Cognitive Narratology and Disability in Taha Hussein’s Canonical Literary Works

Articles

Cognitive Narratology and Disability in Taha Hussein’s Canonical Literary Works

DOI: 10.1080/23277408.2025.2554921
Author(s): Shahd Alshammari Gulf University for Science and Technology, Kuwait , Encarnación Sánchez Arenas University of Seville, Spain

Abstract

The seminal works of Taha Hussein, the Egyptian writer who was sobriquetically labelled ‘The Dean of Arabic Literature’, include the autobiographical trilogy, The Days, and his novel, The Call of the Curlew. Both present complementary explorations of disability narratives and sensory perception in literary expression. This study examines Taha Hussein’s autobiographical and fictional works through a disability studies framework, analyzing how blindness shapes literary production and metaphorical construction in early 20th-century Arabic literature.
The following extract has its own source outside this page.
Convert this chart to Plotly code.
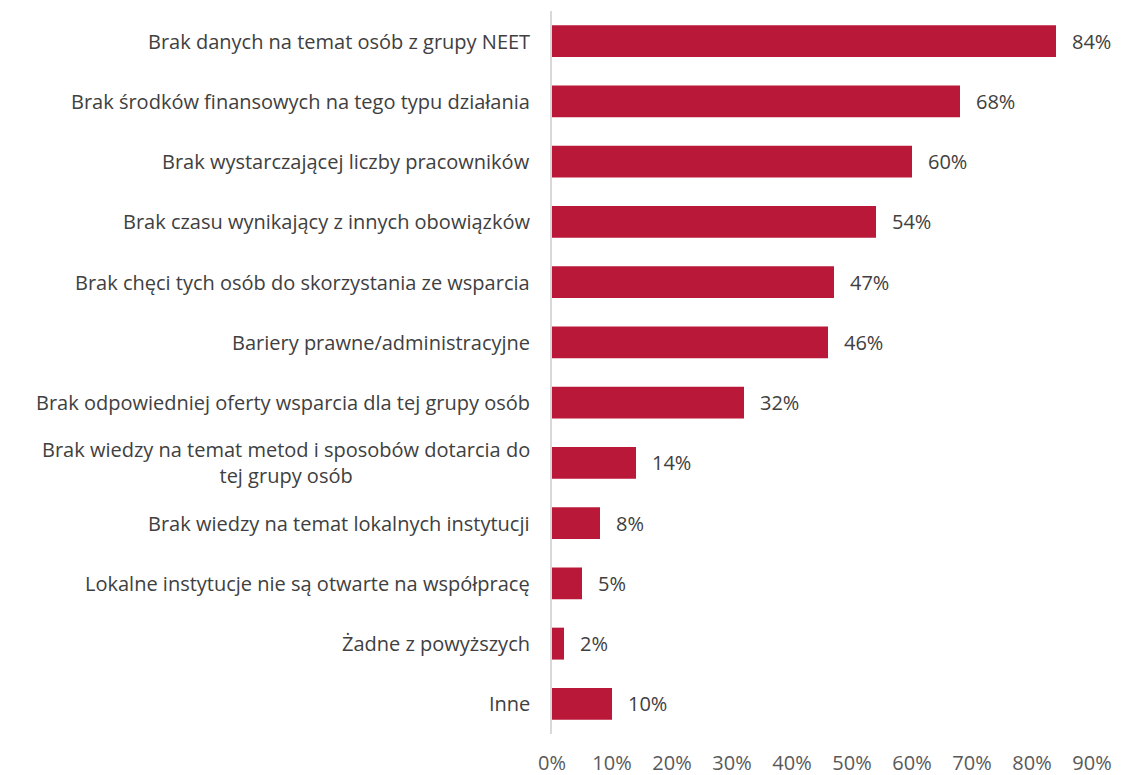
import plotly.graph_objects as go

categories = [
    "Brak danych na temat osób z grupy NEET",
    "Brak środków finansowych na tego typu działania",
    "Brak wystarczającej liczby pracowników",
    "Brak czasu wynikający z innych obowiązków",
    "Brak chęci tych osób do skorzystania ze wsparcia",
    "Bariery prawne/administracyjne",
    "Brak odpowiedniej oferty wsparcia dla tej grupy osób",
    "Brak wiedzy na temat metod i sposobów dotarcia do<br>tej grupy osób",
    "Brak wiedzy na temat lokalnych instytucji",
    "Lokalne instytucje nie są otwarte na współpracę",
    "Żadne z powyższych",
    "Inne",
]
values = [0.84, 0.68, 0.60, 0.54, 0.47, 0.46, 0.32, 0.14, 0.08, 0.05, 0.02, 0.10]
tick_vals = [i / 10 for i in range(10)]
tick_text = [f"{i*10}%" for i in range(10)]

FONT = "Open Sans"
FS = 20
BAR = "#B91839"

fig = go.Figure()
fig.add_trace(go.Bar(
    x=values, y=categories, orientation="h",
    marker=dict(color=BAR, line=dict(width=0)),
    hoverinfo="skip",
))

annotations = []
for c, v in zip(categories, values):
    annotations.append(dict(
        x=0, y=c, xref="paper", yref="y", text=c, showarrow=False,
        xanchor="right", yanchor="middle", align="center", xshift=-20,
        font=dict(family=FONT, size=FS, color="#404040"),
    ))
    annotations.append(dict(
        x=v, y=c, xref="x", yref="y", text=f"{round(v*100)}%", showarrow=False,
        xanchor="left", yanchor="middle", xshift=14,
        font=dict(family=FONT, size=FS, color="#404040"),
    ))

fig.update_layout(
    width=1129, height=775,
    margin=dict(l=552, r=37, t=11, b=41, autoexpand=False),
    plot_bgcolor="white", paper_bgcolor="white",
    bargap=0.47, showlegend=False,
    annotations=annotations,
    xaxis=dict(
        range=[0, 0.9], tickvals=tick_vals, ticktext=tick_text,
        showgrid=False, zeroline=False, showline=False, ticks="",
        tickfont=dict(family=FONT, size=FS, color="#595959"),
        ticklabelstandoff=15, automargin=False,
    ),
    yaxis=dict(
        autorange="reversed", showticklabels=False, ticks="",
        showgrid=False, zeroline=False, showline=True,
        linecolor="#D9D9D9", linewidth=2, automargin=False,
    ),
)

fig.write_html("out.html")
As the output of a late-blind writer, Hussein’s work offers a compelling case study of the persistence of visual memory, the integration of synesthetic sensory experiences, and the use of cognitive metaphors across both autobiographical and fictional modes. This study compares Hussein’s narrative techniques to those of his sighted contemporary, Abbas al-Aqqad, the Egyptian writer and literary critic, and examines whether the cognitive and structural patterns in Hussein’s work represent intentional literary strategies or reflections of memory processes shaped by his disability. Through systematic analysis of perception-based, visual, and cognitive metaphors in contrasting genres with disparate narrative imperatives in both works, we challenge prevailing assumptions about ‘blind writing’ and its alleged sensory distinctiveness.